__What to work on__. Write out again, word for word, the lines below from the line that holds "Recreate this image as a Python" through the line that holds "from matplotlib.container import BarContainer", omitting pictures.

::: Excerpted data :::

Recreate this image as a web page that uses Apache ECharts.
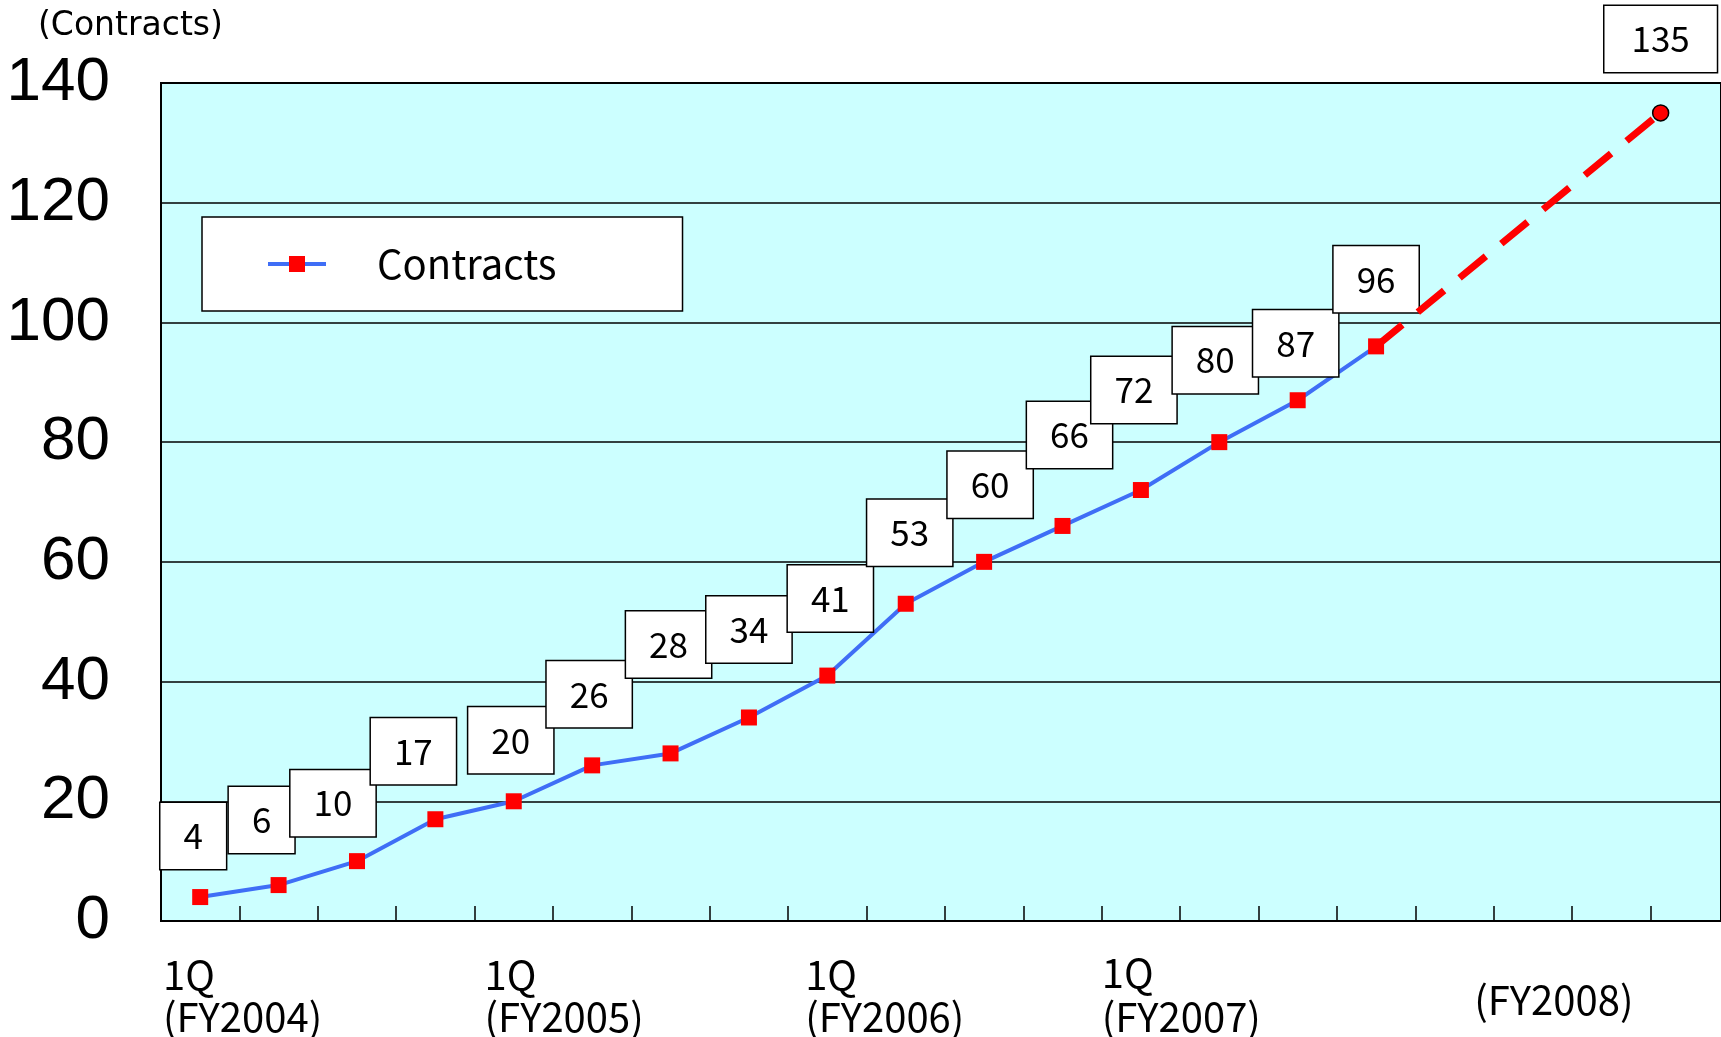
<!DOCTYPE html>
<html>
<head>
<meta charset="utf-8">
<script src="https://cdn.jsdelivr.net/npm/echarts@6/dist/echarts.min.js"></script>
<style>
html,body{margin:0;padding:0;background:#ffffff;}
#chart{width:1721px;height:1037px;}
</style>
</head>
<body>
<div id="chart"></div>
<script>
// ---------------- DATA ----------------
const quarters = [
  '1Q FY2004','2Q FY2004','3Q FY2004','4Q FY2004',
  '1Q FY2005','2Q FY2005','3Q FY2005','4Q FY2005',
  '1Q FY2006','2Q FY2006','3Q FY2006','4Q FY2006',
  '1Q FY2007','2Q FY2007','3Q FY2007','4Q FY2007',
  '1Q FY2008','2Q FY2008','3Q FY2008','4Q FY2008'
];
const contracts = [4, 6, 10, 17, 20, 26, 28, 34, 41, 53, 60, 66, 72, 80, 87, 96];
const projectionValue = 135;
const projectionQuarterPos = 19.13;   // position on the quarter scale
const yTicks = [0, 20, 40, 60, 80, 100, 120, 140];
const yearStartQuarter = [0, 4, 8, 12, 16];
const yearQLabel = ['1Q', '1Q', '1Q', '1Q', ''];
const yearFYLabel = ['(FY2004)', '(FY2005)', '(FY2006)', '(FY2007)', '(FY2008)'];
const seriesName = 'Contracts';
const unitLabel = '(Contracts)';

// ---------------- LAYOUT (label nudges, not data) ----------------
const LABEL_OFFSETS = [
  [-7,-61],[-17,-65],[-24,-58],[-22,-68],[-3,-61],[-3,-71],[-2,-109],[0,-88],
  [3,-77],[4,-71],[6,-77],[7,-91],[-7,-100],[-4,-82],[-2,-57],[0,-67]
];
const PROJ_LABEL_OFFSET = [0,-74];
const YEAR_LABEL_SHIFT = [[3,2],[3,10],[3,17],[0,0],[54,59]]; // [top, left]
const X_VISIBLE_MAX = 19.9;   // plot is cut at the right edge of the picture

const LABEL_FONT = "'Noto Sans CJK JP', 'Noto Sans', sans-serif";
const XLABEL_FONT = "'Liberation Sans Narrow', 'Noto Sans CJK JP', sans-serif";
const BLUE = '#3F6EF6';

const boxLabel = {
  show: true,
  position: 'inside',
  fontFamily: LABEL_FONT,
  fontSize: 35,
  lineHeight: 34,
  color: '#000',
  backgroundColor: '#fff',
  borderColor: '#000',
  borderWidth: 1.5,
  padding: [16, 23],
  formatter: p => String(p.value[1])
};

const actualData = contracts.map((v, i) => ({
  name: quarters[i],
  value: [i + 0.5, v],
  label: { offset: LABEL_OFFSETS[i] }
}));
const last = contracts.length - 1;
const projData = [
  { name: quarters[last], value: [last + 0.5, contracts[last]], symbol: 'none', label: { show: false } },
  { name: 'FY2008 projection', value: [projectionQuarterPos, projectionValue], label: { offset: PROJ_LABEL_OFFSET, padding: [16, 27] } }
];

// rich styles for the fiscal-year labels
const rich = {};
yearStartQuarter.forEach((q, k) => {
  rich['q' + k] = { fontFamily: XLABEL_FONT, fontSize: 40, lineHeight: 44, color: '#000',
                    padding: [YEAR_LABEL_SHIFT[k][0], 0, 0, YEAR_LABEL_SHIFT[k][1]] };
  rich['f' + k] = { fontFamily: XLABEL_FONT, fontSize: 40, lineHeight: 44, color: '#000',
                    padding: [0, 0, 0, YEAR_LABEL_SHIFT[k][1]] };
});

const chart = echarts.init(document.getElementById('chart'), null, { renderer: 'canvas' });
chart.setOption({
  animation: false,
  backgroundColor: '#ffffff',
  title: {
    text: unitLabel, left: 38, top: 10, padding: 0,
    textStyle: { fontFamily: "'DejaVu Sans', sans-serif", fontSize: 33, fontWeight: 'normal', color: '#000' }
  },
  legend: {
    data: [seriesName],
    left: 202, top: 217,
    backgroundColor: '#fff', borderColor: '#000', borderWidth: 1.5,
    padding: [27, 126, 27, 64],
    itemWidth: 58, itemHeight: 20,
    selectedMode: false,
    lineStyle: { width: 4, color: BLUE },
    textStyle: { fontFamily: LABEL_FONT, fontSize: 40, color: '#000', padding: [0, 0, 0, 46] }
  },
  grid: {
    left: 161, top: 83, right: 0, bottom: 115,
    show: true, backgroundColor: '#CCFFFF', borderColor: '#000', borderWidth: 2
  },
  xAxis: {
    type: 'value', min: 0, max: X_VISIBLE_MAX, interval: 1,
    axisLine: { show: true, lineStyle: { color: '#000', width: 2 } },
    axisTick: { show: true, inside: true, length: 15, lineStyle: { color: '#000', width: 1.5 } },
    splitLine: { show: false },
    axisLabel: {
      show: true, margin: 30, align: 'left', verticalAlign: 'top',
      showMinLabel: true, showMaxLabel: false,
      formatter: v => {
        const k = yearStartQuarter.indexOf(v);
        if (k < 0) return '';
        if (!yearQLabel[k]) return '{q' + k + '|' + yearFYLabel[k] + '}';
        return '{q' + k + '|' + yearQLabel[k] + '}\n{f' + k + '|' + yearFYLabel[k] + '}';
      },
      rich: rich
    }
  },
  yAxis: {
    type: 'value', min: yTicks[0], max: yTicks[yTicks.length - 1], interval: yTicks[1] - yTicks[0],
    axisLine: { show: true, lineStyle: { color: '#000', width: 2 } },
    axisTick: { show: false },
    splitLine: { show: true, lineStyle: { color: '#000', width: 1.5 } },
    axisLabel: { fontFamily: "'Liberation Sans', Arial, sans-serif", fontSize: 62, color: '#000', margin: 51, padding: [6, 0, 0, 0] }
  },
  series: [
    {
      name: seriesName,
      type: 'line',
      data: actualData,
      symbol: 'rect', symbolSize: 16,
      itemStyle: { color: '#FF0000' },
      lineStyle: { color: BLUE, width: 4 },
      label: boxLabel,
      z: 3
    },
    {
      name: 'Projection',
      type: 'line',
      data: projData,
      symbol: 'circle', symbolSize: 16,
      itemStyle: { color: '#FF0000', borderColor: '#000', borderWidth: 1.5 },
      lineStyle: { color: '#FF0000', width: 7, type: [34, 20] },
      label: boxLabel,
      z: 4
    }
  ]
});
</script>
</body>
</html>
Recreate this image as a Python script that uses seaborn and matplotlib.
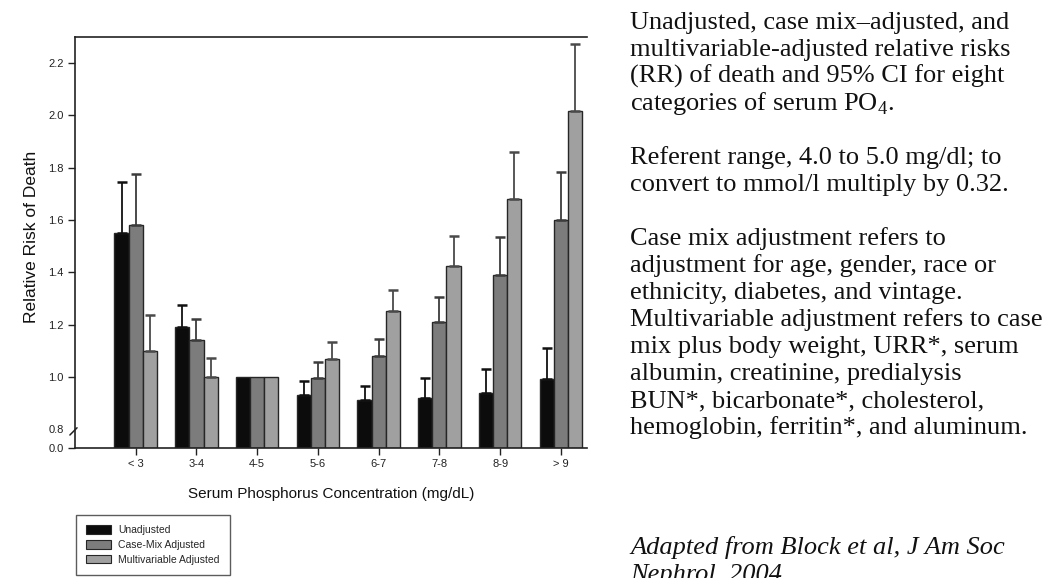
import numpy as np
import pandas as pd
import matplotlib
matplotlib.use("Agg")
import matplotlib.pyplot as plt
import matplotlib.transforms as mtransforms
import seaborn as sns
from matplotlib.patches import Patch
from matplotlib.container import BarContainer

# ---------------- data ----------------
categories = ['< 3', '3-4', '4-5', '5-6', '6-7', '7-8', '8-9', '> 9']
series_names = ['Unadjusted', 'Case-Mix Adjusted', 'Multivariable Adjusted']
unadjusted = [1.55, 1.19, 1.00, 0.93, 0.91, 0.92, 0.94, 0.99]
unadjusted_upper = [1.745, 1.275, 1.00, 0.985, 0.965, 0.995, 1.03, 1.11]
casemix = [1.58, 1.14, 1.00, 0.995, 1.08, 1.21, 1.39, 1.60]
casemix_upper = [1.775, 1.22, 1.00, 1.055, 1.145, 1.305, 1.535, 1.785]
multivariable = [1.10, 1.00, 1.00, 1.07, 1.25, 1.425, 1.68, 2.015]
multivariable_upper = [1.237, 1.073, 1.00, 1.133, 1.333, 1.538, 1.86, 2.272]
ytick_values = [0.0, 0.8, 1.0, 1.2, 1.4, 1.6, 1.8, 2.0, 2.2]

caption_lines = [
    "Unadjusted, case mix\u2013adjusted, and",
    "multivariable-adjusted relative risks",
    "(RR) of death and 95% CI for eight",
    "categories of serum PO$_{\\mathregular{4}}$.",
    "",
    "Referent range, 4.0 to 5.0 mg/dl; to",
    "convert to mmol/l multiply by 0.32.",
    "",
    "Case mix adjustment refers to",
    "adjustment for age, gender, race or",
    "ethnicity, diabetes, and vintage.",
    "Multivariable adjustment refers to case",
    "mix plus body weight, URR*, serum",
    "albumin, creatinine, predialysis",
    "BUN*, bicarbonate*, cholesterol,",
    "hemoglobin, ferritin*, and aluminum.",
]
source_lines = ["Adapted from Block et al, J Am Soc", "Nephrol, 2004"]

# ---------------- styling ----------------
sns.set_theme(style="white")
plt.rcParams['font.family'] = ['Liberation Sans', 'DejaVu Sans']
plt.rcParams['mathtext.fontset'] = 'custom'
plt.rcParams['mathtext.rm'] = 'Liberation Serif'

bar_colors = ['#0c0c0c', '#7c7c7c', '#a0a0a0']
err_colors = ['#111111', '#3c3c3c', '#4a4a4a']
edge = '#262626'

df = pd.DataFrame({
    'category': categories * 3,
    'series': sum([[s] * len(categories) for s in series_names], []),
    'rr': unadjusted + casemix + multivariable,
})
uppers = [unadjusted_upper, casemix_upper, multivariable_upper]
values = [unadjusted, casemix, multivariable]

W, H = 1053, 578
fig = plt.figure(figsize=(W / 100, H / 100), dpi=100)
ax = fig.add_axes([75 / W, 1 - 448 / H, (587 - 75) / W, (448 - 37) / H])

sns.barplot(data=df, x='category', y='rr', hue='series', order=categories,
            hue_order=series_names, palette=bar_colors, width=0.7,
            errorbar=None, edgecolor=edge, linewidth=1.0, saturation=1,
            legend=False, ax=ax)

bar_containers = [c for c in ax.containers if isinstance(c, BarContainer)]
# upper-only error bars placed at the drawn bar positions
for k, cont in enumerate(bar_containers):
    for i, p in enumerate(cont.patches):
        v = values[k][i]
        hi = uppers[k][i]
        if hi <= v:
            continue
        xc = p.get_x() + p.get_width() / 2
        ax.errorbar([xc], [v], yerr=[[0], [hi - v]], fmt='none',
                    ecolor=err_colors[k], elinewidth=1.3, capsize=3.4,
                    capthick=1.8, zorder=1)

# broken y axis: compress 0-0.8
k_comp = (19 / 262.75) / 0.8
def fwd(v):
    v = np.asarray(v, dtype=float)
    return np.where(v >= 0.8, v, 0.8 - (0.8 - v) * k_comp)
def inv(u):
    u = np.asarray(u, dtype=float)
    return np.where(u >= 0.8, u, 0.8 - (0.8 - u) / k_comp)
ax.set_yscale('function', functions=(fwd, inv))
ax.set_ylim(0, 2.3)
ax.set_xlim(-1.0, 7.43)
ax.set_yticks(ytick_values)
ax.set_yticklabels([f"{t:.1f}" for t in ytick_values])
ax.minorticks_off()

for s in ['left', 'bottom', 'top']:
    ax.spines[s].set_visible(True)
    ax.spines[s].set_color('#222222')
    ax.spines[s].set_linewidth(1.2)
ax.spines['right'].set_visible(False)

ax.tick_params(axis='both', which='major', direction='out', length=5, width=1,
               color='#222222', labelsize=8, pad=3, labelcolor='#222222',
               left=True, bottom=True)
# the 0.8 tick is replaced by the axis-break mark
ax.yaxis.get_major_ticks()[1].tick1line.set_visible(False)

ax.set_xlabel('Serum Phosphorus Concentration (mg/dL)', fontsize=11,
              labelpad=13, color='#111111')
ax.set_ylabel('Relative Risk of Death', fontsize=12.5, color='#111111')
ax.yaxis.set_label_coords(-36 / 512, 0.513)

# axis break mark
trans = mtransforms.blended_transform_factory(ax.transAxes, ax.transData)
ax.plot([-0.010, 0.004], [0.55, 0.805], transform=trans, color='#222222',
        lw=1.1, clip_on=False)

# legend
handles = [Patch(facecolor=c, edgecolor=edge, linewidth=0.8) for c in bar_colors]
leg = fig.legend(handles, series_names, loc='lower left',
                 bbox_to_anchor=(76 / W, 3 / H), fontsize=7.5,
                 frameon=True, fancybox=False, edgecolor='#333333',
                 handlelength=2.4, handleheight=0.95, labelspacing=0.45,
                 handletextpad=0.65, borderpad=1.0, borderaxespad=0)
leg.get_frame().set_linewidth(1.0)

# caption text on the right
serif = ['Liberation Serif', 'DejaVu Serif']
x0 = 630 / W
line_step = 27.0
base0 = 29.0
for i, line in enumerate(caption_lines):
    if line:
        fig.text(x0, 1 - (base0 + i * line_step) / H, line, family=serif,
                 fontsize=19, va='baseline', ha='left', color='#111111')
source_base = 554.0
for j, line in enumerate(source_lines):
    fig.text(x0, 1 - (source_base + j * line_step) / H, line,
             family=serif, style='italic', fontsize=19, va='baseline',
             ha='left', color='#111111')

fig.savefig('out.png', dpi=100, facecolor='white')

:::

__Complete response__.
Recreate this image as a Python script that uses seaborn and matplotlib.
import numpy as np
import pandas as pd
import matplotlib
matplotlib.use("Agg")
import matplotlib.pyplot as plt
import matplotlib.transforms as mtransforms
import seaborn as sns
from matplotlib.patches import Patch
from matplotlib.container import BarContainer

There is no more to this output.